## What is asked
Output every line below without omitting or altering anything.

## Given material
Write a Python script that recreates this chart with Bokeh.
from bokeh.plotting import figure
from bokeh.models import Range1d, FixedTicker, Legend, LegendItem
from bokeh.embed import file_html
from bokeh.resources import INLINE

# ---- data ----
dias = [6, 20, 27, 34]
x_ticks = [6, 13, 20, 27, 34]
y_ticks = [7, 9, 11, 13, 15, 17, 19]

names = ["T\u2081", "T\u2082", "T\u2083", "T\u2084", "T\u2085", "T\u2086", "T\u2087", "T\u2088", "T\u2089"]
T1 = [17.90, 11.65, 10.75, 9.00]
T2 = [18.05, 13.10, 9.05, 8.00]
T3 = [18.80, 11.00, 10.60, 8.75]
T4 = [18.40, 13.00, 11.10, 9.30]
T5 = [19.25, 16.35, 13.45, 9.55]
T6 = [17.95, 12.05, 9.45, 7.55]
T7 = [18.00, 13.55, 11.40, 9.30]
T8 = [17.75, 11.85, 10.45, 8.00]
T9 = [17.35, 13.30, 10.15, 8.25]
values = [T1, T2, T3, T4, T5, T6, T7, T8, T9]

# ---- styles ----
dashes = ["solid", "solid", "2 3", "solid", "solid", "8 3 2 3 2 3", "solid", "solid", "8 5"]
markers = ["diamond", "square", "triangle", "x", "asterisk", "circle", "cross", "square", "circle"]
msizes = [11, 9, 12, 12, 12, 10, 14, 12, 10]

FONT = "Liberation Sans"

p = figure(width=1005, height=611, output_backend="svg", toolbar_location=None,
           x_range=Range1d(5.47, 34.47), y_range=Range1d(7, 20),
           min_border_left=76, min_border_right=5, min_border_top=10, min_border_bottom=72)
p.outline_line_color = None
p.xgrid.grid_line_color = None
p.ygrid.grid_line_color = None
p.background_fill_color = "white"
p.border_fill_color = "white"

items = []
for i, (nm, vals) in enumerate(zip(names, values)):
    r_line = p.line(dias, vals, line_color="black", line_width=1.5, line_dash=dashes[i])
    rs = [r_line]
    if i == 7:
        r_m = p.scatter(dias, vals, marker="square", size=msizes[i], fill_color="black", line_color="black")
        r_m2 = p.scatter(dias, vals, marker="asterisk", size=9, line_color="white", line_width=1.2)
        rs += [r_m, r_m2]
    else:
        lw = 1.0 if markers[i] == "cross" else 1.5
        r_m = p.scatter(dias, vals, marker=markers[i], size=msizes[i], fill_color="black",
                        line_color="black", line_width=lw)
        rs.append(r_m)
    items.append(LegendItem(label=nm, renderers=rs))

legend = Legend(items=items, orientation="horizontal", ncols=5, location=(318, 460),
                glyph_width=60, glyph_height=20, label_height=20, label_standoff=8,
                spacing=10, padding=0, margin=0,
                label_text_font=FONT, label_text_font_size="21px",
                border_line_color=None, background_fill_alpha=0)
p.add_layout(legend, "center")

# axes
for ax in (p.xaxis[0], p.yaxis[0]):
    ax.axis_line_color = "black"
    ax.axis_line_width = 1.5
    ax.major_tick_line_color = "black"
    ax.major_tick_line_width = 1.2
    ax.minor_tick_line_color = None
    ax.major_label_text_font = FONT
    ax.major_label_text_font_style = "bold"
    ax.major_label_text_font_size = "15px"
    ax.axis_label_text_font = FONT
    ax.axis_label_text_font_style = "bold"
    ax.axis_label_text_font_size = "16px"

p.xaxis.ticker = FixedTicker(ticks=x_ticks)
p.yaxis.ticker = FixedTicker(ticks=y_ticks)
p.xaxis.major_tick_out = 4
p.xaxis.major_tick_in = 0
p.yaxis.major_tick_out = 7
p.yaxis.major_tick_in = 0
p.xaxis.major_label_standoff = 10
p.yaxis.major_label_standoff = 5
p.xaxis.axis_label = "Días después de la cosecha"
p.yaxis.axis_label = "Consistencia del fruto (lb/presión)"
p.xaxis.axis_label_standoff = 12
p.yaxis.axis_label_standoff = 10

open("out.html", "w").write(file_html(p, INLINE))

## Problem solution
Write a Python script that recreates this chart with Bokeh.
from bokeh.plotting import figure
from bokeh.models import Range1d, FixedTicker, Legend, LegendItem
from bokeh.embed import file_html
from bokeh.resources import INLINE

# ---- data ----
dias = [6, 20, 27, 34]
x_ticks = [6, 13, 20, 27, 34]
y_ticks = [7, 9, 11, 13, 15, 17, 19]

names = ["T\u2081", "T\u2082", "T\u2083", "T\u2084", "T\u2085", "T\u2086", "T\u2087", "T\u2088", "T\u2089"]
T1 = [17.90, 11.65, 10.75, 9.00]
T2 = [18.05, 13.10, 9.05, 8.00]
T3 = [18.80, 11.00, 10.60, 8.75]
T4 = [18.40, 13.00, 11.10, 9.30]
T5 = [19.25, 16.35, 13.45, 9.55]
T6 = [17.95, 12.05, 9.45, 7.55]
T7 = [18.00, 13.55, 11.40, 9.30]
T8 = [17.75, 11.85, 10.45, 8.00]
T9 = [17.35, 13.30, 10.15, 8.25]
values = [T1, T2, T3, T4, T5, T6, T7, T8, T9]

# ---- styles ----
dashes = ["solid", "solid", "2 3", "solid", "solid", "8 3 2 3 2 3", "solid", "solid", "8 5"]
markers = ["diamond", "square", "triangle", "x", "asterisk", "circle", "cross", "square", "circle"]
msizes = [11, 9, 12, 12, 12, 10, 14, 12, 10]

FONT = "Liberation Sans"

p = figure(width=1005, height=611, output_backend="svg", toolbar_location=None,
           x_range=Range1d(5.47, 34.47), y_range=Range1d(7, 20),
           min_border_left=76, min_border_right=5, min_border_top=10, min_border_bottom=72)
p.outline_line_color = None
p.xgrid.grid_line_color = None
p.ygrid.grid_line_color = None
p.background_fill_color = "white"
p.border_fill_color = "white"

items = []
for i, (nm, vals) in enumerate(zip(names, values)):
    r_line = p.line(dias, vals, line_color="black", line_width=1.5, line_dash=dashes[i])
    rs = [r_line]
    if i == 7:
        r_m = p.scatter(dias, vals, marker="square", size=msizes[i], fill_color="black", line_color="black")
        r_m2 = p.scatter(dias, vals, marker="asterisk", size=9, line_color="white", line_width=1.2)
        rs += [r_m, r_m2]
    else:
        lw = 1.0 if markers[i] == "cross" else 1.5
        r_m = p.scatter(dias, vals, marker=markers[i], size=msizes[i], fill_color="black",
                        line_color="black", line_width=lw)
        rs.append(r_m)
    items.append(LegendItem(label=nm, renderers=rs))

legend = Legend(items=items, orientation="horizontal", ncols=5, location=(318, 460),
                glyph_width=60, glyph_height=20, label_height=20, label_standoff=8,
                spacing=10, padding=0, margin=0,
                label_text_font=FONT, label_text_font_size="21px",
                border_line_color=None, background_fill_alpha=0)
p.add_layout(legend, "center")

# axes
for ax in (p.xaxis[0], p.yaxis[0]):
    ax.axis_line_color = "black"
    ax.axis_line_width = 1.5
    ax.major_tick_line_color = "black"
    ax.major_tick_line_width = 1.2
    ax.minor_tick_line_color = None
    ax.major_label_text_font = FONT
    ax.major_label_text_font_style = "bold"
    ax.major_label_text_font_size = "15px"
    ax.axis_label_text_font = FONT
    ax.axis_label_text_font_style = "bold"
    ax.axis_label_text_font_size = "16px"

p.xaxis.ticker = FixedTicker(ticks=x_ticks)
p.yaxis.ticker = FixedTicker(ticks=y_ticks)
p.xaxis.major_tick_out = 4
p.xaxis.major_tick_in = 0
p.yaxis.major_tick_out = 7
p.yaxis.major_tick_in = 0
p.xaxis.major_label_standoff = 10
p.yaxis.major_label_standoff = 5
p.xaxis.axis_label = "Días después de la cosecha"
p.yaxis.axis_label = "Consistencia del fruto (lb/presión)"
p.xaxis.axis_label_standoff = 12
p.yaxis.axis_label_standoff = 10

open("out.html", "w").write(file_html(p, INLINE))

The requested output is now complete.